The problem: Collect all lines below with the string "Write".

# # # # #

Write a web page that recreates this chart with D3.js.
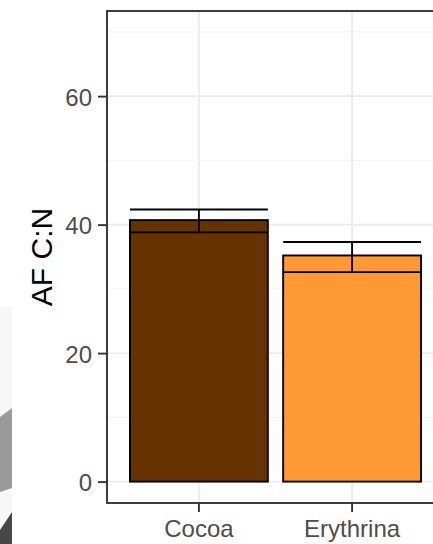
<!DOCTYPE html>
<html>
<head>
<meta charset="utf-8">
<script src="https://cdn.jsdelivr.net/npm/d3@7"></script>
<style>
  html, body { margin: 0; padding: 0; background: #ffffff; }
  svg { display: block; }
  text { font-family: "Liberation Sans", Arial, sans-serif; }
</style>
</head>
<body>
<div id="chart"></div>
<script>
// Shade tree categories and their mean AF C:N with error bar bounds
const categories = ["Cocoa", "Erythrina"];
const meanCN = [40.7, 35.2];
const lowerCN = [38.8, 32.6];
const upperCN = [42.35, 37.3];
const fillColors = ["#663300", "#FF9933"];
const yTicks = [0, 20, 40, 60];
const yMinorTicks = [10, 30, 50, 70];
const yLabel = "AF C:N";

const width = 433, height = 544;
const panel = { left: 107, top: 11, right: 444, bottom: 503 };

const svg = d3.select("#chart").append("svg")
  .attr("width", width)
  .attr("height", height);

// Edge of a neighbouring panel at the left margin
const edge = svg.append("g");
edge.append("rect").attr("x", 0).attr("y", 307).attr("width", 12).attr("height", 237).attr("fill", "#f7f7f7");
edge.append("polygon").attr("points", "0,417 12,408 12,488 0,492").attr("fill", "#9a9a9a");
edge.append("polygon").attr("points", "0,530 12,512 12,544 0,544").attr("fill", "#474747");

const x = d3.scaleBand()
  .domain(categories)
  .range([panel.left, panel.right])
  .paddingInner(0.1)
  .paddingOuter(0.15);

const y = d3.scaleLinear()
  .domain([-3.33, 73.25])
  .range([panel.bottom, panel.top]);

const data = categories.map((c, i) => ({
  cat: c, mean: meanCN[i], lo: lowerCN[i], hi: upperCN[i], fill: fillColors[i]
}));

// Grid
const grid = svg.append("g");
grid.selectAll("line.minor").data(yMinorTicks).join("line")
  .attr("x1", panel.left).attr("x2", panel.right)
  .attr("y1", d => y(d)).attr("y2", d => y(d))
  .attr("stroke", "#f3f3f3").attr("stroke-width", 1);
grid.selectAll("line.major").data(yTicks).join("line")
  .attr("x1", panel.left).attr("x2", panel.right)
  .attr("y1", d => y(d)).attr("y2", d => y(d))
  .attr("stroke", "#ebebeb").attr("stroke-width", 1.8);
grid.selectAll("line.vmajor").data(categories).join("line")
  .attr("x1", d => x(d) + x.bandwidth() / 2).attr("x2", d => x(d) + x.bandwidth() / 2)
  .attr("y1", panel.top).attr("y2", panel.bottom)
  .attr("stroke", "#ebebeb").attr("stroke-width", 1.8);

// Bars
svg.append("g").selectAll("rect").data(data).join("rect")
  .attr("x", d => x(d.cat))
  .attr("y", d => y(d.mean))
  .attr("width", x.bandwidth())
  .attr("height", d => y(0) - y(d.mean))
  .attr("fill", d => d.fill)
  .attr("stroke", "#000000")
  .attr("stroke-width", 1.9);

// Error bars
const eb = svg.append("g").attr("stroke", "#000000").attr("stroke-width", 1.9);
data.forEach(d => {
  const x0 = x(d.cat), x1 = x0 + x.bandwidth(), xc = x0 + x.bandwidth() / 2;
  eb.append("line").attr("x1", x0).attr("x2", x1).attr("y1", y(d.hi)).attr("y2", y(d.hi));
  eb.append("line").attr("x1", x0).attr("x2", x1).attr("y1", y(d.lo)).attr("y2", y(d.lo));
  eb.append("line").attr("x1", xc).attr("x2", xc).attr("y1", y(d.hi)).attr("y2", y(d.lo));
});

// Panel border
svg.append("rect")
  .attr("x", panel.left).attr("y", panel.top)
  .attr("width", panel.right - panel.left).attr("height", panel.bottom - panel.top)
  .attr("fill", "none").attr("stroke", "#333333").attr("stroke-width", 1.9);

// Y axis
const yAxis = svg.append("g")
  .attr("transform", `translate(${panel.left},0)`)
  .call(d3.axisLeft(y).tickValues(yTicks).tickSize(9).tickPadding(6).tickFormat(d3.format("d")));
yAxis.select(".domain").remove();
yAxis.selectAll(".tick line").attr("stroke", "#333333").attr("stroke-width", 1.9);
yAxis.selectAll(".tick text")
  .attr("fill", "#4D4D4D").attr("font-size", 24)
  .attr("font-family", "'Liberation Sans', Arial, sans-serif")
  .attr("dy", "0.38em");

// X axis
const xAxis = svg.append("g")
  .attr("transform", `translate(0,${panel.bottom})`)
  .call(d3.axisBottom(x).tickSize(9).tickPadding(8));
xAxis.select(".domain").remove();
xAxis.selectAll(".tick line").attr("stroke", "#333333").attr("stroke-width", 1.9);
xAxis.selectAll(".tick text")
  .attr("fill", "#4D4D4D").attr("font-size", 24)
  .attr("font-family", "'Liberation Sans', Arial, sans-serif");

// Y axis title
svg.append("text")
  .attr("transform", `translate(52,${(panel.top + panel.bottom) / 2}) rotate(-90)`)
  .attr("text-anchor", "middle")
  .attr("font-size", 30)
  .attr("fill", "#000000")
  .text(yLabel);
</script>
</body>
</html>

# # # # #

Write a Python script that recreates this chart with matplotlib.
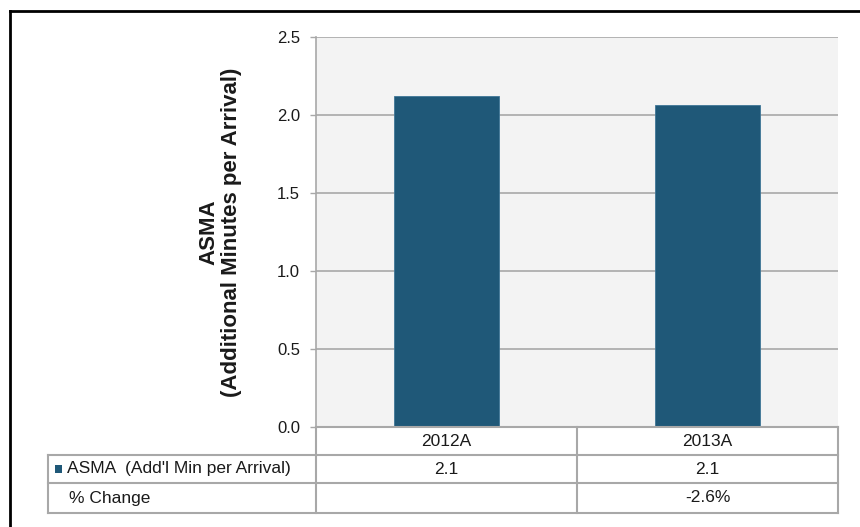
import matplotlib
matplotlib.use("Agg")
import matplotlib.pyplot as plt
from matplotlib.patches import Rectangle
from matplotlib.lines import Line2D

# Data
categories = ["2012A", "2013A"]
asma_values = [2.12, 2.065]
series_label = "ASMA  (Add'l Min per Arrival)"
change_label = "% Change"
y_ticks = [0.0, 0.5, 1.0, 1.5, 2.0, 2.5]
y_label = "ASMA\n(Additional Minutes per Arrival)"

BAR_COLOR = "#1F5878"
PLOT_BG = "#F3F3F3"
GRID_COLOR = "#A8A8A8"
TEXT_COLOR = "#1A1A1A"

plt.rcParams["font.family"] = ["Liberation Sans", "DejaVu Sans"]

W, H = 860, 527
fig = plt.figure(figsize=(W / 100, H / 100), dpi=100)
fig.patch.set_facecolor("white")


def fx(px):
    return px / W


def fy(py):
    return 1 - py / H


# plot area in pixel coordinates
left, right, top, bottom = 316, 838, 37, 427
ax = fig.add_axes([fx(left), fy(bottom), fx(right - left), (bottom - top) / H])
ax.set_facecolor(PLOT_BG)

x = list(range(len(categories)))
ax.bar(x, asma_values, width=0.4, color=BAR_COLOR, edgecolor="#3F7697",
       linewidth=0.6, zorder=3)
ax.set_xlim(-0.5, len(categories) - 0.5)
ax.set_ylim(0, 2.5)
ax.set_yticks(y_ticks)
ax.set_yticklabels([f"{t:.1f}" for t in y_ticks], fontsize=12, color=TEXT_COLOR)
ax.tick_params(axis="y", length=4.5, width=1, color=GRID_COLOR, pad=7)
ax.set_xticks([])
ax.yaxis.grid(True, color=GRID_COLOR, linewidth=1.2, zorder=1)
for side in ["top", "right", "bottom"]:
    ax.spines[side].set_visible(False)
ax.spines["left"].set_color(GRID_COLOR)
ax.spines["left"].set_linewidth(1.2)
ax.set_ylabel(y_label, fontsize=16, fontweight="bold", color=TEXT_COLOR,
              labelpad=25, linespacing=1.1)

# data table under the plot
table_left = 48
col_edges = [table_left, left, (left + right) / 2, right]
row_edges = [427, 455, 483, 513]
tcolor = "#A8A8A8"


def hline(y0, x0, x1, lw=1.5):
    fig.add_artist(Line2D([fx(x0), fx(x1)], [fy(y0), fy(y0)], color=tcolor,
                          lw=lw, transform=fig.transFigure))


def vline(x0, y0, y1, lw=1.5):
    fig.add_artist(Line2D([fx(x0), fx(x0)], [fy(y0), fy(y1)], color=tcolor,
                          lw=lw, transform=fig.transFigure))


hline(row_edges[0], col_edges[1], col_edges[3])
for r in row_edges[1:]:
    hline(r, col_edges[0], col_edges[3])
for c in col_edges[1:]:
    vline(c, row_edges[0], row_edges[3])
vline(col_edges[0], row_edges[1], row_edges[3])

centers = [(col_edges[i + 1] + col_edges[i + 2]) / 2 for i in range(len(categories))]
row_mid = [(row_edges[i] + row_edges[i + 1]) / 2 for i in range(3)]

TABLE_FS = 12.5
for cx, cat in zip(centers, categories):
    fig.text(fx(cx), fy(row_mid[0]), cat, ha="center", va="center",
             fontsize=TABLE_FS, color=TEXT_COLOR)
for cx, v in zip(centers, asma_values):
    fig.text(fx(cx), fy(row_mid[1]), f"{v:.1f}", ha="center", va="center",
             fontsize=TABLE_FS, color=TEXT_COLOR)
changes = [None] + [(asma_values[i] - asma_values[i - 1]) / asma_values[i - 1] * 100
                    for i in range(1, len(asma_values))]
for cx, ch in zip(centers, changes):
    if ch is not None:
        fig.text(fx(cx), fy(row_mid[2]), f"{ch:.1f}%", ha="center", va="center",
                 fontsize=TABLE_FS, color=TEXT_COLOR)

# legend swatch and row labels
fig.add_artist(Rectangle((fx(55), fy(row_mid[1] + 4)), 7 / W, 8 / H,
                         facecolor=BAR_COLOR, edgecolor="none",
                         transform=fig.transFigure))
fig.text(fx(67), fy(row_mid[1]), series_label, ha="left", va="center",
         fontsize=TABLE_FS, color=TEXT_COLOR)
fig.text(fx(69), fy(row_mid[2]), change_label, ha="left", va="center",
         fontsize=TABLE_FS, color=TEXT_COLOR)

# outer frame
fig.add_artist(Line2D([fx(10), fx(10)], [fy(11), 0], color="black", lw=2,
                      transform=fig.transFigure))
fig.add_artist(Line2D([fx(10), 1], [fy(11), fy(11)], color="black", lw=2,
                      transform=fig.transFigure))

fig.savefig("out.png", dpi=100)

# # # # #

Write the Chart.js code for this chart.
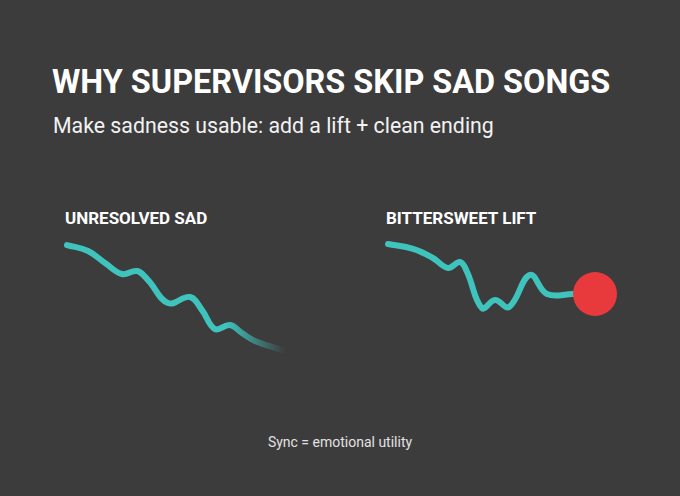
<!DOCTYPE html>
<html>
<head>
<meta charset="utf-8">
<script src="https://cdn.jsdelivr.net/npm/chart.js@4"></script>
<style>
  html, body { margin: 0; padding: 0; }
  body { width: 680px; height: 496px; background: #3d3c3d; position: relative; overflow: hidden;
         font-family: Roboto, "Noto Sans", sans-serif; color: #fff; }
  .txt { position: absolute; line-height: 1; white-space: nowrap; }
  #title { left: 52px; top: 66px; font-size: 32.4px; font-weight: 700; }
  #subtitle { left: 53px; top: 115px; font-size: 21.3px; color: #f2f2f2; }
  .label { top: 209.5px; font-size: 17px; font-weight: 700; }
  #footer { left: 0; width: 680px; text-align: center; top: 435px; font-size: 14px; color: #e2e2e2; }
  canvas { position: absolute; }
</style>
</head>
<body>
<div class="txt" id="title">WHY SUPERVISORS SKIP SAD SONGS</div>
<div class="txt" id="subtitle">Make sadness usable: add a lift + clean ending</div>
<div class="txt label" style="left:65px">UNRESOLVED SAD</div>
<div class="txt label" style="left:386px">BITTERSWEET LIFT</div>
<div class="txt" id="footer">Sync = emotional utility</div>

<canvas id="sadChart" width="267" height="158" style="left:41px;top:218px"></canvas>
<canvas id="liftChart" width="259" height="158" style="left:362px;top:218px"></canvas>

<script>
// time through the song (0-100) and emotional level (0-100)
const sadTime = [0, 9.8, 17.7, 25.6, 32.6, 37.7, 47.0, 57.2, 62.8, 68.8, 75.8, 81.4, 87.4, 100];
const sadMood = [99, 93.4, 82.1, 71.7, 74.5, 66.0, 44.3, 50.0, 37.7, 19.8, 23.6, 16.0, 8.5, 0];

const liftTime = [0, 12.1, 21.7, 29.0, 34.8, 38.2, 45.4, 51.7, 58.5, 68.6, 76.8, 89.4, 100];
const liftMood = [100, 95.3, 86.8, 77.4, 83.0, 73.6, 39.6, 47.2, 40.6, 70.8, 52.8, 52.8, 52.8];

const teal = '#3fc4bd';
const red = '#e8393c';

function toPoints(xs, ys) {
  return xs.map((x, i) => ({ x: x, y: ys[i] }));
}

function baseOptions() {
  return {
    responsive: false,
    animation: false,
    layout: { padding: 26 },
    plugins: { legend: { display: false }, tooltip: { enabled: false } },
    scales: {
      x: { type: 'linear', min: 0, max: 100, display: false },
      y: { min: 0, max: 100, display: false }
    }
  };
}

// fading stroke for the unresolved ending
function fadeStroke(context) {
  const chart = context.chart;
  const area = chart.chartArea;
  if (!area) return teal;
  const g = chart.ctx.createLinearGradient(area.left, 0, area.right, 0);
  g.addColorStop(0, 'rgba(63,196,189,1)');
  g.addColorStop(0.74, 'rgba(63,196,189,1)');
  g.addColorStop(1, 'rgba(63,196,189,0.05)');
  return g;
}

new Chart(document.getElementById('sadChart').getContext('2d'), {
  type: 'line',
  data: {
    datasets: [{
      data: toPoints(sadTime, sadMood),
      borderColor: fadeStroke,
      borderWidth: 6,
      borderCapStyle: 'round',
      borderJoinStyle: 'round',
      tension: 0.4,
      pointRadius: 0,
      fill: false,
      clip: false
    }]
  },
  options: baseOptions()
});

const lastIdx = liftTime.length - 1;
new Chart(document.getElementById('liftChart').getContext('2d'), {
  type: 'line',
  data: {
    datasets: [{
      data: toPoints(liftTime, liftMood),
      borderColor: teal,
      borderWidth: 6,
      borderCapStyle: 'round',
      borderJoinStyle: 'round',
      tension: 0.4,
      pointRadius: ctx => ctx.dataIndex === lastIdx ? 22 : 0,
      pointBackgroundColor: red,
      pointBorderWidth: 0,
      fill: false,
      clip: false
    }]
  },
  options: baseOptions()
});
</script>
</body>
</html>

# # # # #

Solution:
Write a web page that recreates this chart with D3.js.
Write a Python script that recreates this chart with matplotlib.
Write the Chart.js code for this chart.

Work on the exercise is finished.